It’s all too easy to write off the Dark Ages as a time of superstition and ignorance. It is much harder to try to get into the mindset of the people of that time and try to understand why they believed what they believed. While things like bleeding people to rebalance their humors seem the height of stupidity these days, there are no doubt beliefs we have now that will seem just as silly to people in another 500 years. The task of understanding the people of this era is made all the harder by the fact that we live in a time when freedom, independence and the thirst for knowledge are lauded whereas the people of that era were expected to know their place and stay in it. The life of most people in the Dark Ages was a span of unremitting drudgery generally ended by a painful death. The religions of the era, while sometimes giving hope, were often nothing more than another method for people with power to oppress the general populace. Can it be any surprise then that this time provides an almost perfect backdrop for the lurking terror, horrifying unknown and slow insanity that is part and parcel of a Call of Cthulu game?

The Abbey is a game supplement for this very game and setting. It revolves around a remote monastery dedicated to the Order of St. Jerome. This monastery is no doubt like countless others, including having a relic that is the last physical remnant of a saint. In this case, this relic is a piece of skin from the saint that is covered in words written with his own blood. While this is disturbing enough, it is even more disturbing that the writing was done voluntarily by the saint himself. Of course, given the predilection of various churches and monasteries for keeping severed fingers, eyes and other, less savory, body parts this is not exceptionally out of the norm.

What is written on the skin is more important, and in the end, more disturbing than the material itself. Driven by a need to warn humanity the saint committed arcane, forbidden knowledge to the only parchment he had with the only ink he could procure which hinted at a darker, unknowable world. This world, of course, is the world of the Great Old Ones.

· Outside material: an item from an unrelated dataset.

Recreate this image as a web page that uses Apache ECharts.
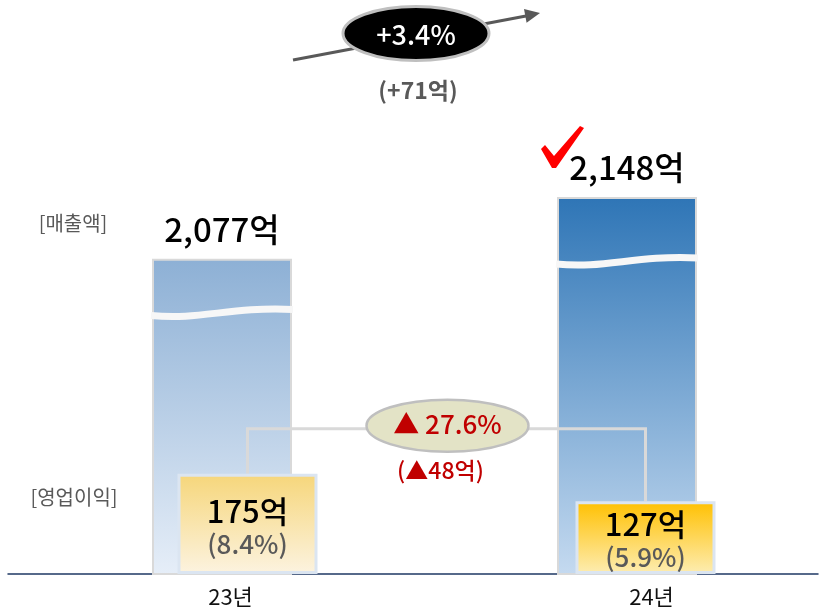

Of course, the idea that there are such enormously powerful entities that do not fit into the black and white world of Heaven and Hell makes the text blasphemous in the eyes of the Church. Nonetheless, they cannot ignore the very real threat. Thus, the monastery is a sort of necessary evil and one that is balanced on shaky ground with the rest of the Church. They have been tasked with finding other documents and texts which deal with this subject and destroy most of them, keeping only one of each text aside in hiding as a sort of research library into the nature of these eternal evils to help the faithful fight them.

The group set with this task is known as the Sword of St. Jerome. The monks (and nuns) who have dedicated themselves to this organization have developed a number of special skills specifically for the purpose of hunting down these dangerous texts and relics. It’s also the group that the characters are expected to be a part of.

While this duty is something of an honor, it is also a curse. After all, it falls on these individuals to face things that should not be and risk their sanity in keeping the faithful, and humanity in general, safe from them.

The history provided in the supplement for both the monastery and the order are rich without being overly complex. In addition to the usual political machinations common to the area and the time, there are moments of insanity driven by the touch of Mythos entities.

Like many products designed for Call of Cthulu, the book is an excellent reference on the subject matter involved beyond the game and story information. Call of Cthulu games always take place in a close facsimile of our own world so all the data about the time and place given are thorough, interesting and factual. Anyone simply interested in France in the Dark Ages would find a plethora of useful information. Of course, France in the Dark Ages bore little resemblance to the France of today, and The Abbey does a good job of conveying these differences to help players more accurately portray characters from the era.

A broad cast of NPC characters is also provided for the Storyteller to work with. Each major player at the monastery is profiled demonstrating that there is some politicking even in a unified group of religious characters.

Additionally, to help the GM, there are two sections of plot hooks, one revolving around the village and the monastery itself and another that deals specifically with the threats and dangers that the order of monks seeks out as part of their holy task.

There is even a set of encounters presented to reflect the dangers inherent in travelling in this time. Only a fraction of these encounters have anything to do with threats from the Mythos and that serves as a good reminder of why most people in this time never travelled more than a few miles away from their home and the general ignorance of events in the world. People often had little idea of what was going on in the next village over, let alone the nation or the world. In a time of super highways and air travel it is hard for us to imagine that a trip of 10 or 20 miles could be fraught with both human and natural dangers.

The Abbey, though relatively short, provides enough detail and history to form a nice campaign in the Cthulu Dark Ages setting. It would be quite easy to put together a group of monks and nuns who were involved in the order and who were assigned the task of investigating forbidden texts. This campaign could easily run from the usual threats in a Call of Cthullu game which revolves around encounters with the Mythos to more mundane threats that were common to the time. Even political machinations from other sections of the Church could provide interesting stories.